「スナイパー・ストリート バグダッド狙撃指令」(2019イラクカタール)
ジャンル戦争・ジャンルサスペンス
(あらすじ) 米軍占領下のイラク・バグダッド。ハイファ通りはアルカイダの残党による無差別な銃撃で荒廃していた。アーメッドは刑務所の拷問を密かに録画したビデオを持って、恋人をアメリカに連れて行こうとしていた。ところが彼女の家の前で狙撃兵サラームに銃撃されてしまう。
ランキング参加中です。よろしければポチッとお願いします!


(レビュー) 邦題だけを見るとアクション映画と勘違いされそうだが、実際には大変地味な作品である。
しかも、狙撃兵サラームの心情を解き明かすシナリオはやや舌っ足らずで、彼の目的や置かれている状況、周囲の人間関係が不明瞭なため大変難解な映画になってしまっている。ある程度、当時のバグダッドの状況を頭に入れてから観ることをお勧めする。最低限、アメリカ軍が介入したイラク紛争についての予備知識くらいは知っておいた方がいいだろう。
そんな地味で難解な映画であるが、演出自体は結構しっかりしていて見応えを感じた。
狙撃物の映画と言えば色々と思いつく。最近ではクリント・イーストウッド監督の
「アメリカン・スナイパー」(2015米)やトム・ベレンジャー主演の人気シリーズ「山猫は眠らない」、第2次世界大戦の独ソ戦を舞台にした「スターリングラード」(2000米独英アイルランド)等が思い浮かぶ。この手の作品は、緊張感みなぎるシチュエーション作りと監督の演出力。これが作品の出来を大きく左右すると言っても過言ではない。そういう意味では、本作は中々健闘していると言える。

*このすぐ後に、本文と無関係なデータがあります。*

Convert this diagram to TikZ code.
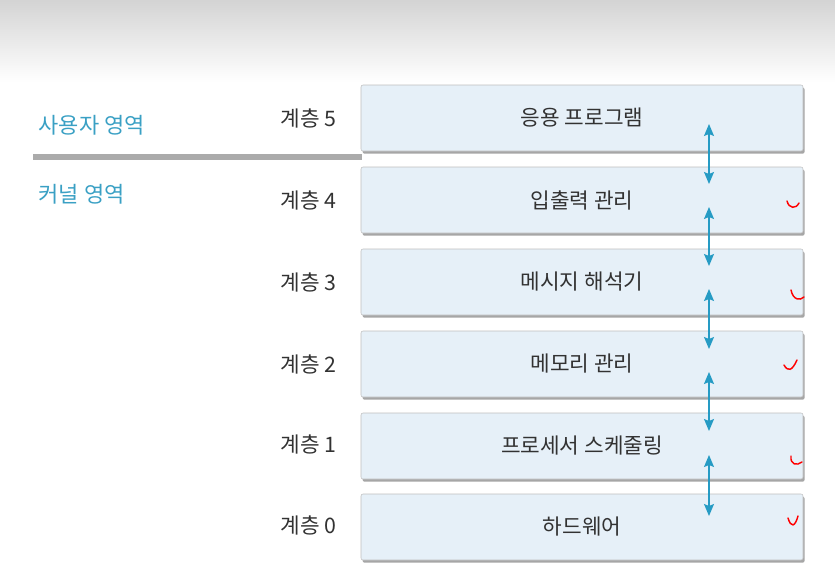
\documentclass[tikz,border=0pt]{standalone}
\usepackage{fontspec}
\setmainfont{Noto Sans CJK KR}
\usetikzlibrary{arrows.meta,shadows}
\definecolor{tealcolor}{RGB}{58,160,196}
\definecolor{arrowcolor}{RGB}{38,155,196}
\definecolor{boxcolor}{RGB}{230,240,248}
\definecolor{textcolor}{RGB}{50,50,50}

\tikzset{
  layer/.style={draw=black!25,fill=boxcolor,rounded corners=1.5pt,
    minimum width=331.5pt,minimum height=49.5pt,inner sep=0pt,
    font=\fontsize{16}{18}\selectfont,text=textcolor,
    drop shadow={shadow xshift=1.2pt,shadow yshift=-2pt,fill=black,opacity=.35}},
  level/.style={anchor=east,font=\fontsize{16}{18}\selectfont,text=textcolor},
  area/.style={anchor=west,font=\fontsize{16.5}{18}\selectfont,text=tealcolor},
  link/.style={<->,>={Stealth[length=9pt,width=7.5pt,inset=1.5pt]},arrowcolor,line width=0.9pt},
  tick/.style={red,line width=1.1pt,line cap=round}
}

\begin{document}
\begin{tikzpicture}[x=0.75pt,y=-0.75pt]
\useasboundingbox (0,0) rectangle (835,582);
\shade[top color=black!17,bottom color=white] (0,0) rectangle (835,82);

% layers
\node[layer] (L5) at (582,118) {응용 프로그램};
\node[layer] (L4) at (582,200) {입출력 관리};
\node[layer] (L3) at (582,282) {메시지 해석기};
\node[layer] (L2) at (582,364) {메모리 관리};
\node[layer] (L1) at (582,446) {프로세서 스케줄링};
\node[layer] (L0) at (582,527) {하드웨어};

\node[level] (n5) at (341,118) {계층 5};
\node[level] (n4) at (341,200) {계층 4};
\node[level] (n3) at (341,282) {계층 3};
\node[level] (n2) at (341,364) {계층 2};
\node[level] (n1) at (341,444) {계층 1};
\node[level] (n0) at (341,525) {계층 0};

% user / kernel split
\node[area] (user) at (34,125) {사용자 영역};
\node[area] (kernel) at (34,194) {커널 영역};
\coordinate (s1) at (33,157);
\coordinate (s2) at (362,157);
\draw[black!33,line width=4.5pt] (s1) -- (s2);

% calls between layers
\coordinate (u5) at (709,124);
\coordinate (d4) at (709,184);
\coordinate (u4) at (709,207);
\coordinate (d3) at (709,266);
\coordinate (u3) at (709,289);
\coordinate (d2) at (709,349);
\coordinate (u2) at (709,372);
\coordinate (d1) at (709,431);
\coordinate (u1) at (709,455);
\coordinate (d0) at (709,516);
\draw[link] (u5) -- (d4);
\draw[link] (u4) -- (d3);
\draw[link] (u3) -- (d2);
\draw[link] (u2) -- (d1);
\draw[link] (u1) -- (d0);

% red marks
\draw[tick] (787,201) .. controls (789,209) and (796,209) .. (799,203);
\draw[tick] (791,290) .. controls (793,300) and (800,301) .. (804,297);
\draw[tick] (784,365) .. controls (788,372) and (792,371) .. (797,360);
\draw[tick] (791,456) .. controls (790,465) and (797,466) .. (802,462);
\draw[tick] (788,518) .. controls (791,528) and (795,527) .. (798,516);
\end{tikzpicture}
\end{document}
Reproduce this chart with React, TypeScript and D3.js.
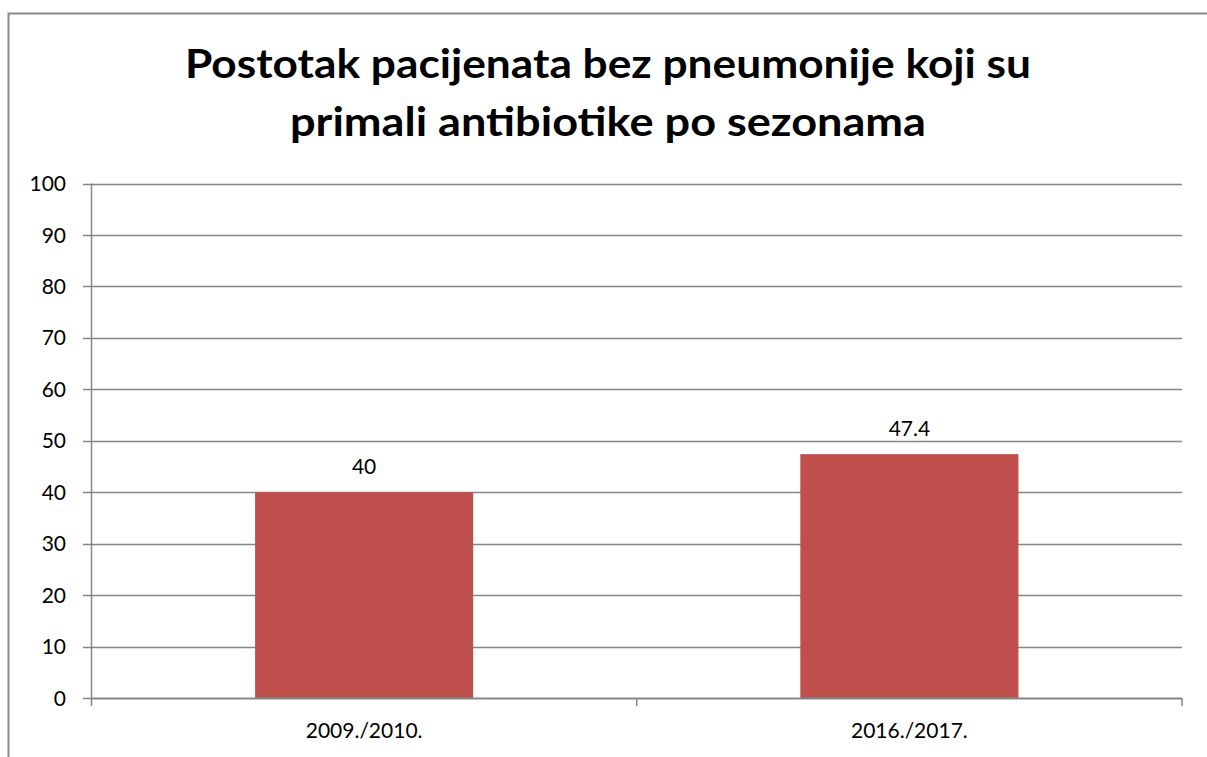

顔にたかる蠅をまったく気にすることなく照準を定めるサラームのアップや、照準器越しにターゲット見据える一人称視点のカット、時折挿入されるヘリや銃撃戦といった臨場感をもたらす音の演出等。中々の緊張感を創り出している。
また、彼に銃撃をやめるように説得にやって来る女性キャラも、物語にアクセントをもたらすという意味では中々効果的である。一人は彼が恋焦がれている若い女性、もう一人は彼の組織のリーダーの妻と思しき女性である。彼女たちのやり取りは物語をうまく盛り上げていた。
更に、サラームが幻視する少年の姿は、全体のリアリズムを考えると少し浮いたトーンではあるものの、彼の哀愁を感じさせるという意味では実に上手い演出だと思った。おそらくその少年は彼の幼少時代の幻なのだろう。そこに彼の悲しき過去が色々と想像できる。
このようにスナイパー物としての緊張感は十分に堪能できるし、戦争の悲劇というのも真摯に発せられており、中々骨を持った作品となっている。
ただ、繰り返しになるが、サラームの心情や彼の置かれてる状況が分かりにくい面が多々あり、果たしてどれほどの観客がこの物語を完全に理解し得るだろうか…という疑問は残る。そこがもう少しクリアになれば中々の好編になっていたのではないかと惜しまれる。